GOAL OF THE EXERCISE. Pictures excluded, return the lines below from the first through the line holding "from bokeh.resources import INLINE".

GIVEN MATERIAL.
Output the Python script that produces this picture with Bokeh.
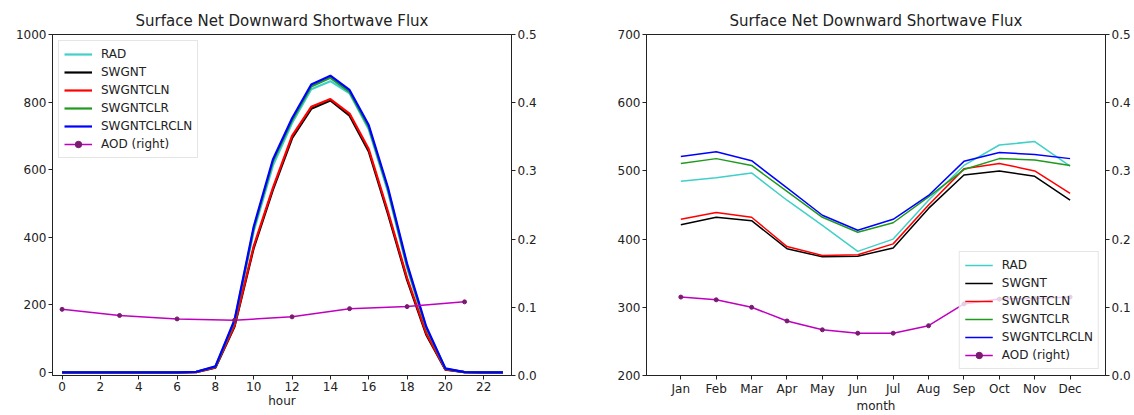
from bokeh.plotting import figure
from bokeh.models import Range1d, LinearAxis, NumeralTickFormatter
from bokeh.layouts import row
from bokeh.embed import file_html
from bokeh.resources import INLINE

# ---------------- data ----------------
hours = list(range(24))
rad_h = [0, 0, 0, 0, 0, 0, 0, 2, 16, 148, 418, 612, 738, 838, 862, 826, 720, 536, 310, 128, 10, 1, 0, 0]
swgnt_h = [0, 0, 0, 0, 0, 0, 0, 1, 14, 136, 368, 540, 693, 780, 805, 760, 654, 470, 274, 112, 8, 1, 0, 0]
swgntcln_h = [0, 0, 0, 0, 0, 0, 0, 1, 15, 139, 374, 546, 700, 786, 809, 766, 661, 477, 280, 116, 9, 1, 0, 0]
swgntclr_h = [0, 0, 0, 0, 0, 0, 0, 2, 17, 152, 426, 624, 746, 846, 872, 830, 726, 542, 316, 132, 11, 1, 0, 0]
swgntclrcln_h = [0, 0, 0, 0, 0, 0, 0, 2, 18, 156, 432, 630, 752, 852, 878, 836, 732, 548, 322, 136, 12, 1, 0, 0]
aod_hours = [0, 3, 6, 9, 12, 15, 18, 21]
aod_h = [0.097, 0.088, 0.083, 0.081, 0.086, 0.098, 0.101, 0.108]

months = ["Jan", "Feb", "Mar", "Apr", "May", "Jun", "Jul", "Aug", "Sep", "Oct", "Nov", "Dec"]
rad_m = [485, 490, 497, 457, 420, 382, 400, 457, 508, 538, 543, 507]
swgnt_m = [421, 432, 427, 386, 374, 375, 387, 445, 494, 500, 492, 457]
swgntcln_m = [429, 439, 432, 389, 376, 377, 393, 450, 503, 511, 500, 467]
swgntclr_m = [511, 518, 508, 470, 432, 410, 424, 462, 502, 518, 516, 508]
swgntclrcln_m = [521, 528, 515, 475, 435, 413, 429, 464, 514, 527, 524, 518]
aod_m = [0.115, 0.111, 0.100, 0.080, 0.067, 0.062, 0.062, 0.073, 0.105, 0.112, 0.113, 0.115]

series_names = ["RAD", "SWGNT", "SWGNTCLN", "SWGNTCLR", "SWGNTCLRCLN"]
colors = ["#40d0c8", "black", "red", "#1f9a1f", "blue"]
aod_color = "#bf00bf"
aod_marker = "#7a1a70"
title_text = "Surface Net Downward Shortwave Flux"

FONT = "DejaVu Sans"
TXT = "#222222"


def style(p):
    p.grid.visible = False
    p.outline_line_color = TXT
    p.outline_line_width = 1
    p.title.text_font = FONT
    p.title.text_font_size = "15px"
    p.title.text_font_style = "normal"
    p.title.text_color = TXT
    p.title.align = "center"
    for ax in p.axis:
        ax.major_label_text_font = FONT
        ax.major_label_text_font_size = "12px"
        ax.major_label_text_color = TXT
        ax.axis_label_text_font = FONT
        ax.axis_label_text_font_size = "12px"
        ax.axis_label_text_font_style = "normal"
        ax.axis_label_text_color = TXT
        ax.axis_line_color = TXT
        ax.major_tick_line_color = TXT
        ax.major_tick_out = 4
        ax.major_tick_in = 0
        ax.minor_tick_line_color = None
        ax.major_label_standoff = 2
        ax.axis_label_standoff = 0


def style_legend(p, loc):
    lg = p.legend[0]
    lg.location = loc
    lg.label_text_font = FONT
    lg.label_text_font_size = "12px"
    lg.label_text_color = TXT
    lg.border_line_color = "#cccccc"
    lg.background_fill_alpha = 0.8
    lg.glyph_width = 28
    lg.glyph_height = 16
    lg.label_height = 16
    lg.label_standoff = 9
    lg.spacing = 2
    lg.padding = 5
    lg.margin = 6


# ---------------- left: hourly ----------------
p1 = figure(width=580, height=415, title=title_text,
            x_range=Range1d(-0.5, 23.45), y_range=Range1d(-9, 1000),
            output_backend="svg", toolbar_location=None,
            min_border_left=52, min_border_right=69, min_border_top=34, min_border_bottom=34)
p1.extra_y_ranges = {"aod": Range1d(0, 0.5)}
ax1r = LinearAxis(y_range_name="aod", formatter=NumeralTickFormatter(format="0.0"))
ax1r.ticker = [0, 0.1, 0.2, 0.3, 0.4, 0.5]
p1.add_layout(ax1r, "right")
p1.xaxis.ticker = list(range(0, 23, 2))
p1.yaxis[0].ticker = [0, 200, 400, 600, 800, 1000]
p1.xaxis.axis_label = "hour"

for name, col, ys in zip(series_names, colors, [rad_h, swgnt_h, swgntcln_h, swgntclr_h, swgntclrcln_h]):
    p1.line(hours, ys, line_color=col, line_width=2.2, legend_label=name)
p1.line(aod_hours, aod_h, line_color=aod_color, line_width=1.5, y_range_name="aod", legend_label="AOD (right)")
p1.scatter(aod_hours, aod_h, size=4, fill_color=aod_marker, line_color=aod_marker,
           y_range_name="aod", legend_label="AOD (right)")
style(p1)
style_legend(p1, "top_left")

# ---------------- right: monthly ----------------
mx = list(range(len(months)))
p2 = figure(width=554, height=415, title=title_text,
            x_range=Range1d(-0.97, 12.0), y_range=Range1d(200, 700),
            output_backend="svg", toolbar_location=None,
            min_border_left=66, min_border_right=29, min_border_top=34, min_border_bottom=34)
p2.extra_y_ranges = {"aod": Range1d(0, 0.5)}
ax2r = LinearAxis(y_range_name="aod", formatter=NumeralTickFormatter(format="0.0"))
ax2r.ticker = [0, 0.1, 0.2, 0.3, 0.4, 0.5]
p2.add_layout(ax2r, "right")
p2.xaxis.ticker = mx
p2.xaxis.major_label_overrides = {i: m for i, m in enumerate(months)}
p2.yaxis[0].ticker = [200, 300, 400, 500, 600, 700]
p2.xaxis.axis_label = "month"

for name, col, ys in zip(series_names, colors, [rad_m, swgnt_m, swgntcln_m, swgntclr_m, swgntclrcln_m]):
    p2.line(mx, ys, line_color=col, line_width=1.5, legend_label=name)
p2.line(mx, aod_m, line_color=aod_color, line_width=1.5, y_range_name="aod",
        legend_label="AOD (right)", level="overlay")
p2.scatter(mx, aod_m, size=4, fill_color=aod_marker, line_color=aod_marker,
           y_range_name="aod", legend_label="AOD (right)", level="overlay")
style(p2)
style_legend(p2, "bottom_right")

layout = row(p1, p2)
open("out.html", "w").write(file_html(layout, INLINE))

SOLUTION TO THE PROBLEM.
Output the Python script that produces this picture with Bokeh.
from bokeh.plotting import figure
from bokeh.models import Range1d, LinearAxis, NumeralTickFormatter
from bokeh.layouts import row
from bokeh.embed import file_html
from bokeh.resources import INLINE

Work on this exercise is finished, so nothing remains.